INSTRUCTIONS TO FOLLOW
What follows is a listing. Return every line of it exactly.

----

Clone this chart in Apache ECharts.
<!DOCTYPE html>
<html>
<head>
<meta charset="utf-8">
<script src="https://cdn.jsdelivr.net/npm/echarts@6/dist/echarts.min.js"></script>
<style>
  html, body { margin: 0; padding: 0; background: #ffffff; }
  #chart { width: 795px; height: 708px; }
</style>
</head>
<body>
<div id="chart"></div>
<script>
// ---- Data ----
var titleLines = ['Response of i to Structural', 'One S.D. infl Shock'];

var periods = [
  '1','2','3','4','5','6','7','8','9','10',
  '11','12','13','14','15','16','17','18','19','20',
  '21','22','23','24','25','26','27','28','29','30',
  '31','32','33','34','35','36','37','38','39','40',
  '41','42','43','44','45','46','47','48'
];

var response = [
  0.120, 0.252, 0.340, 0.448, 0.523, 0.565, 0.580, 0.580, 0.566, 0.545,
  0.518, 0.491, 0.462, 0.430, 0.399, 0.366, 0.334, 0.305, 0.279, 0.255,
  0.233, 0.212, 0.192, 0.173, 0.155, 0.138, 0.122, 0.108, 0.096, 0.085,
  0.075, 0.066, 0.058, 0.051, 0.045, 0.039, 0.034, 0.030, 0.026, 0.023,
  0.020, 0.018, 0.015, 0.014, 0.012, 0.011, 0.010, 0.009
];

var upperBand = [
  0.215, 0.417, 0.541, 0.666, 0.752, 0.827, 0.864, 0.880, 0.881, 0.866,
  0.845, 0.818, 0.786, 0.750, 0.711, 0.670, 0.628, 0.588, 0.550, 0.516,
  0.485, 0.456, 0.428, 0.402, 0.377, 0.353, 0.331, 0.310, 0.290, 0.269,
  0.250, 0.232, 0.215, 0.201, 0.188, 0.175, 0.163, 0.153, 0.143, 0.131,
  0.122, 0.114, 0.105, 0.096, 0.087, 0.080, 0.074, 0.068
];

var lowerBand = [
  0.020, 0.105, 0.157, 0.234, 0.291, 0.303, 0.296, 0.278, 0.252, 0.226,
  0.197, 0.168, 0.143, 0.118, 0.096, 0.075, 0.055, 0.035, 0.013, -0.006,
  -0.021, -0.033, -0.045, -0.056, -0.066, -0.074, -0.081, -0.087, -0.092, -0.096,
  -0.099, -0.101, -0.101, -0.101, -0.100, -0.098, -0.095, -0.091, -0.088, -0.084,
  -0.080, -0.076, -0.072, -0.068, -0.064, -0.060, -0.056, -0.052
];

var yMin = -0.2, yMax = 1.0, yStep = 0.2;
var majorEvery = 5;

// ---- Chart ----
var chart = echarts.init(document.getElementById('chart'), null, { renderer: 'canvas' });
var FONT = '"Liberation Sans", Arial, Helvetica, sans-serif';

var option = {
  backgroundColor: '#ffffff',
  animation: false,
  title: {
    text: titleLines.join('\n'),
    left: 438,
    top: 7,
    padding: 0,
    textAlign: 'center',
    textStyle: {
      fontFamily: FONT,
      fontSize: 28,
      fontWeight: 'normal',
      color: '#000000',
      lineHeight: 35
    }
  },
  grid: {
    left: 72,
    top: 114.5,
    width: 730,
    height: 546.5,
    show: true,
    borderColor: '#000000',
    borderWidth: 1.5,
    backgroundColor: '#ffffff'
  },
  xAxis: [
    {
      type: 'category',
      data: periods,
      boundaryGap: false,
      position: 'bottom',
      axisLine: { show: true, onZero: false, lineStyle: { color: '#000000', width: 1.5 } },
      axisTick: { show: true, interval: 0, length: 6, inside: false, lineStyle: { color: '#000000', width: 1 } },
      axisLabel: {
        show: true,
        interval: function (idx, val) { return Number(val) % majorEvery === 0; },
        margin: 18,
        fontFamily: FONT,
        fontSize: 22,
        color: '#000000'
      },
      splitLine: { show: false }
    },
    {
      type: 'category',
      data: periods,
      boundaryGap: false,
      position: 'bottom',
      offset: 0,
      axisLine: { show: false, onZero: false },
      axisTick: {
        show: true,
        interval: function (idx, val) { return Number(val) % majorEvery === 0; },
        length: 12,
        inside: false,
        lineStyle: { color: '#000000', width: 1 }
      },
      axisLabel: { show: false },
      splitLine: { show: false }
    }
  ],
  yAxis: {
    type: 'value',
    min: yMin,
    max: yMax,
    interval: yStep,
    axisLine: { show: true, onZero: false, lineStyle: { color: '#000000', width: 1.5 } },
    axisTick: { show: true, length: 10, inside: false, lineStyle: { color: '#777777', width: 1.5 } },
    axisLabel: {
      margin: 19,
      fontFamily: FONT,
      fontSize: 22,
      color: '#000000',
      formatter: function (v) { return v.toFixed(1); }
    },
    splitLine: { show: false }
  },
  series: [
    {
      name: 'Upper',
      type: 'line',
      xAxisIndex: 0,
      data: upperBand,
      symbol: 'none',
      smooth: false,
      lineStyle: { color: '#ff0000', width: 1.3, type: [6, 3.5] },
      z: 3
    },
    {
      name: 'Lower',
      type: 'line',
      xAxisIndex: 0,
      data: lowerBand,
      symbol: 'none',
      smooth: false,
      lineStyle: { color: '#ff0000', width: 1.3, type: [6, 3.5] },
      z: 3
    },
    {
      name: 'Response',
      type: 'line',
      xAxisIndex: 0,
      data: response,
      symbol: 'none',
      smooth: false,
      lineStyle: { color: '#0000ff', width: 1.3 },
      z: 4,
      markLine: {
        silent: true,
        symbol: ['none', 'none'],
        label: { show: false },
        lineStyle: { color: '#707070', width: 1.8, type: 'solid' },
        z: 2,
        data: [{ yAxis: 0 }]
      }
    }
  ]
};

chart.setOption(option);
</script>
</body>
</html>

----

WRITTEN ANSWER
Clone this chart in Apache ECharts.
<!DOCTYPE html>
<html>
<head>
<meta charset="utf-8">
<script src="https://cdn.jsdelivr.net/npm/echarts@6/dist/echarts.min.js"></script>
<style>
  html, body { margin: 0; padding: 0; background: #ffffff; }
  #chart { width: 795px; height: 708px; }
</style>
</head>
<body>
<div id="chart"></div>
<script>
// ---- Data ----
var titleLines = ['Response of i to Structural', 'One S.D. infl Shock'];

var periods = [
  '1','2','3','4','5','6','7','8','9','10',
  '11','12','13','14','15','16','17','18','19','20',
  '21','22','23','24','25','26','27','28','29','30',
  '31','32','33','34','35','36','37','38','39','40',
  '41','42','43','44','45','46','47','48'
];

var response = [
  0.120, 0.252, 0.340, 0.448, 0.523, 0.565, 0.580, 0.580, 0.566, 0.545,
  0.518, 0.491, 0.462, 0.430, 0.399, 0.366, 0.334, 0.305, 0.279, 0.255,
  0.233, 0.212, 0.192, 0.173, 0.155, 0.138, 0.122, 0.108, 0.096, 0.085,
  0.075, 0.066, 0.058, 0.051, 0.045, 0.039, 0.034, 0.030, 0.026, 0.023,
  0.020, 0.018, 0.015, 0.014, 0.012, 0.011, 0.010, 0.009
];

var upperBand = [
  0.215, 0.417, 0.541, 0.666, 0.752, 0.827, 0.864, 0.880, 0.881, 0.866,
  0.845, 0.818, 0.786, 0.750, 0.711, 0.670, 0.628, 0.588, 0.550, 0.516,
  0.485, 0.456, 0.428, 0.402, 0.377, 0.353, 0.331, 0.310, 0.290, 0.269,
  0.250, 0.232, 0.215, 0.201, 0.188, 0.175, 0.163, 0.153, 0.143, 0.131,
  0.122, 0.114, 0.105, 0.096, 0.087, 0.080, 0.074, 0.068
];

var lowerBand = [
  0.020, 0.105, 0.157, 0.234, 0.291, 0.303, 0.296, 0.278, 0.252, 0.226,
  0.197, 0.168, 0.143, 0.118, 0.096, 0.075, 0.055, 0.035, 0.013, -0.006,
  -0.021, -0.033, -0.045, -0.056, -0.066, -0.074, -0.081, -0.087, -0.092, -0.096,
  -0.099, -0.101, -0.101, -0.101, -0.100, -0.098, -0.095, -0.091, -0.088, -0.084,
  -0.080, -0.076, -0.072, -0.068, -0.064, -0.060, -0.056, -0.052
];

var yMin = -0.2, yMax = 1.0, yStep = 0.2;
var majorEvery = 5;

// ---- Chart ----
var chart = echarts.init(document.getElementById('chart'), null, { renderer: 'canvas' });
var FONT = '"Liberation Sans", Arial, Helvetica, sans-serif';

var option = {
  backgroundColor: '#ffffff',
  animation: false,
  title: {
    text: titleLines.join('\n'),
    left: 438,
    top: 7,
    padding: 0,
    textAlign: 'center',
    textStyle: {
      fontFamily: FONT,
      fontSize: 28,
      fontWeight: 'normal',
      color: '#000000',
      lineHeight: 35
    }
  },
  grid: {
    left: 72,
    top: 114.5,
    width: 730,
    height: 546.5,
    show: true,
    borderColor: '#000000',
    borderWidth: 1.5,
    backgroundColor: '#ffffff'
  },
  xAxis: [
    {
      type: 'category',
      data: periods,
      boundaryGap: false,
      position: 'bottom',
      axisLine: { show: true, onZero: false, lineStyle: { color: '#000000', width: 1.5 } },
      axisTick: { show: true, interval: 0, length: 6, inside: false, lineStyle: { color: '#000000', width: 1 } },
      axisLabel: {
        show: true,
        interval: function (idx, val) { return Number(val) % majorEvery === 0; },
        margin: 18,
        fontFamily: FONT,
        fontSize: 22,
        color: '#000000'
      },
      splitLine: { show: false }
    },
    {
      type: 'category',
      data: periods,
      boundaryGap: false,
      position: 'bottom',
      offset: 0,
      axisLine: { show: false, onZero: false },
      axisTick: {
        show: true,
        interval: function (idx, val) { return Number(val) % majorEvery === 0; },
        length: 12,
        inside: false,
        lineStyle: { color: '#000000', width: 1 }
      },
      axisLabel: { show: false },
      splitLine: { show: false }
    }
  ],
  yAxis: {
    type: 'value',
    min: yMin,
    max: yMax,
    interval: yStep,
    axisLine: { show: true, onZero: false, lineStyle: { color: '#000000', width: 1.5 } },
    axisTick: { show: true, length: 10, inside: false, lineStyle: { color: '#777777', width: 1.5 } },
    axisLabel: {
      margin: 19,
      fontFamily: FONT,
      fontSize: 22,
      color: '#000000',
      formatter: function (v) { return v.toFixed(1); }
    },
    splitLine: { show: false }
  },
  series: [
    {
      name: 'Upper',
      type: 'line',
      xAxisIndex: 0,
      data: upperBand,
      symbol: 'none',
      smooth: false,
      lineStyle: { color: '#ff0000', width: 1.3, type: [6, 3.5] },
      z: 3
    },
    {
      name: 'Lower',
      type: 'line',
      xAxisIndex: 0,
      data: lowerBand,
      symbol: 'none',
      smooth: false,
      lineStyle: { color: '#ff0000', width: 1.3, type: [6, 3.5] },
      z: 3
    },
    {
      name: 'Response',
      type: 'line',
      xAxisIndex: 0,
      data: response,
      symbol: 'none',
      smooth: false,
      lineStyle: { color: '#0000ff', width: 1.3 },
      z: 4,
      markLine: {
        silent: true,
        symbol: ['none', 'none'],
        label: { show: false },
        lineStyle: { color: '#707070', width: 1.8, type: 'solid' },
        z: 2,
        data: [{ yAxis: 0 }]
      }
    }
  ]
};

chart.setOption(option);
</script>
</body>
</html>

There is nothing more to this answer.